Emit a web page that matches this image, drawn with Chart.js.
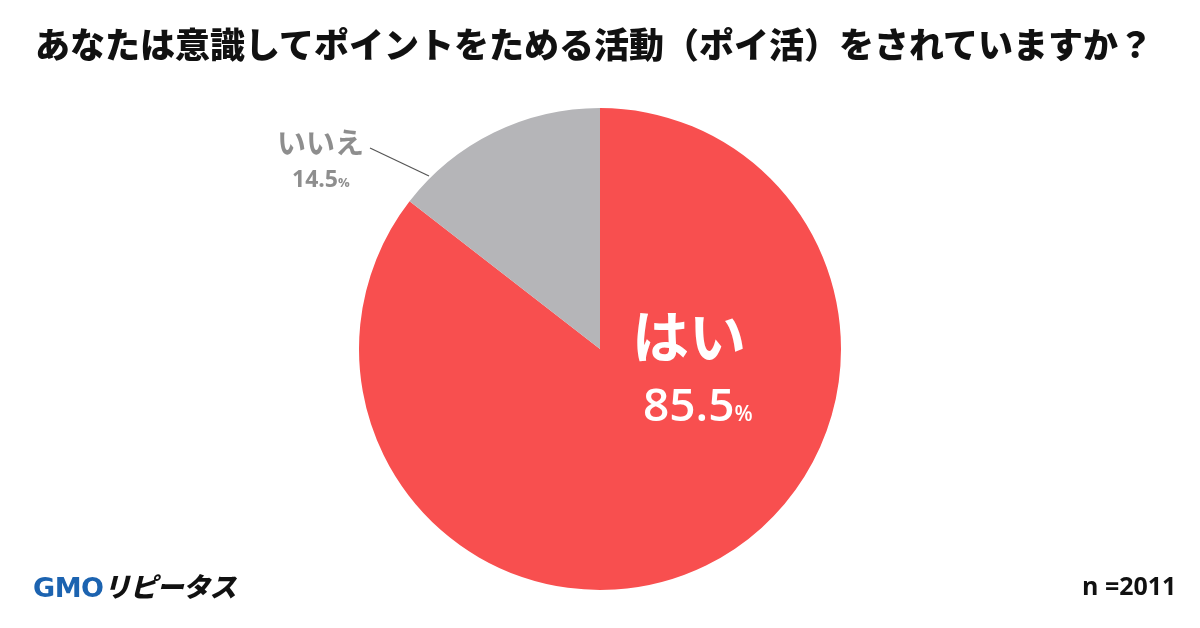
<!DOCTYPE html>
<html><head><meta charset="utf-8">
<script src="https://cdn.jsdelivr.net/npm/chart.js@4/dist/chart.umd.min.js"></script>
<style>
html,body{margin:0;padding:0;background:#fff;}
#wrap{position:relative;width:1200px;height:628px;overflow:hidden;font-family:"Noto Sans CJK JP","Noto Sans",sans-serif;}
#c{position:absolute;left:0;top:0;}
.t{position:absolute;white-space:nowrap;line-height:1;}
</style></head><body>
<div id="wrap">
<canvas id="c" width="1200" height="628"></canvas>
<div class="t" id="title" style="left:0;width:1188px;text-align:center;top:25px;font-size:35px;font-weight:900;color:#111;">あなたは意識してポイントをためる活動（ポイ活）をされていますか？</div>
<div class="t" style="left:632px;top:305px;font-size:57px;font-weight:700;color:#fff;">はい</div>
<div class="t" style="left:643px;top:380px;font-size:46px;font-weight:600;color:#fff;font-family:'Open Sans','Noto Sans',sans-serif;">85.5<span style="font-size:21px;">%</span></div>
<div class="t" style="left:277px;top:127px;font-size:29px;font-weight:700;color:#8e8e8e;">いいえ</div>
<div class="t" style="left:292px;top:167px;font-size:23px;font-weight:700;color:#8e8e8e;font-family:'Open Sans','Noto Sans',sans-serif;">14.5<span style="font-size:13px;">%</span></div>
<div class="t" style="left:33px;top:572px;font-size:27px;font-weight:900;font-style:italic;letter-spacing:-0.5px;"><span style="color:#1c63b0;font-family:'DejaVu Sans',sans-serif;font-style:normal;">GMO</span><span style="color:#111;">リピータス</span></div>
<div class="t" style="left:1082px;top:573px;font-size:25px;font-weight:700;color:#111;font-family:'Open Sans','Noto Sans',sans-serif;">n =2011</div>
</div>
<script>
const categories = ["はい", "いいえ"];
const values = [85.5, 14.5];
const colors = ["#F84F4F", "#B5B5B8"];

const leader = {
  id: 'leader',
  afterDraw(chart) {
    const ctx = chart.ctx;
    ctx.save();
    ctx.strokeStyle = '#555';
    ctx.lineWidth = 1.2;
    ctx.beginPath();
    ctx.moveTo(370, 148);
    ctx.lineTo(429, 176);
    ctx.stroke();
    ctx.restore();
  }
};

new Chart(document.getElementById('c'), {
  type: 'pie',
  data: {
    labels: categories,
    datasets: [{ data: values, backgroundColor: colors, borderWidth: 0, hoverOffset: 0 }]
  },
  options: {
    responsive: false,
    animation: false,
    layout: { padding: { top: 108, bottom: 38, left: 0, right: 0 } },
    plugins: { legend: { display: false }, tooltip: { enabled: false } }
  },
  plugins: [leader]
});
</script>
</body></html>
-=-=-=-=-
* **TASK DIRECTIONS**
Write out again every line above exactly as given; the pictures do not belong in the copy.

* **COMPLETE ANSWER**
Emit a web page that matches this image, drawn with Chart.js.
<!DOCTYPE html>
<html><head><meta charset="utf-8">
<script src="https://cdn.jsdelivr.net/npm/chart.js@4/dist/chart.umd.min.js"></script>
<style>
html,body{margin:0;padding:0;background:#fff;}
#wrap{position:relative;width:1200px;height:628px;overflow:hidden;font-family:"Noto Sans CJK JP","Noto Sans",sans-serif;}
#c{position:absolute;left:0;top:0;}
.t{position:absolute;white-space:nowrap;line-height:1;}
</style></head><body>
<div id="wrap">
<canvas id="c" width="1200" height="628"></canvas>
<div class="t" id="title" style="left:0;width:1188px;text-align:center;top:25px;font-size:35px;font-weight:900;color:#111;">あなたは意識してポイントをためる活動（ポイ活）をされていますか？</div>
<div class="t" style="left:632px;top:305px;font-size:57px;font-weight:700;color:#fff;">はい</div>
<div class="t" style="left:643px;top:380px;font-size:46px;font-weight:600;color:#fff;font-family:'Open Sans','Noto Sans',sans-serif;">85.5<span style="font-size:21px;">%</span></div>
<div class="t" style="left:277px;top:127px;font-size:29px;font-weight:700;color:#8e8e8e;">いいえ</div>
<div class="t" style="left:292px;top:167px;font-size:23px;font-weight:700;color:#8e8e8e;font-family:'Open Sans','Noto Sans',sans-serif;">14.5<span style="font-size:13px;">%</span></div>
<div class="t" style="left:33px;top:572px;font-size:27px;font-weight:900;font-style:italic;letter-spacing:-0.5px;"><span style="color:#1c63b0;font-family:'DejaVu Sans',sans-serif;font-style:normal;">GMO</span><span style="color:#111;">リピータス</span></div>
<div class="t" style="left:1082px;top:573px;font-size:25px;font-weight:700;color:#111;font-family:'Open Sans','Noto Sans',sans-serif;">n =2011</div>
</div>
<script>
const categories = ["はい", "いいえ"];
const values = [85.5, 14.5];
const colors = ["#F84F4F", "#B5B5B8"];

const leader = {
  id: 'leader',
  afterDraw(chart) {
    const ctx = chart.ctx;
    ctx.save();
    ctx.strokeStyle = '#555';
    ctx.lineWidth = 1.2;
    ctx.beginPath();
    ctx.moveTo(370, 148);
    ctx.lineTo(429, 176);
    ctx.stroke();
    ctx.restore();
  }
};

new Chart(document.getElementById('c'), {
  type: 'pie',
  data: {
    labels: categories,
    datasets: [{ data: values, backgroundColor: colors, borderWidth: 0, hoverOffset: 0 }]
  },
  options: {
    responsive: false,
    animation: false,
    layout: { padding: { top: 108, bottom: 38, left: 0, right: 0 } },
    plugins: { legend: { display: false }, tooltip: { enabled: false } }
  },
  plugins: [leader]
});
</script>
</body></html>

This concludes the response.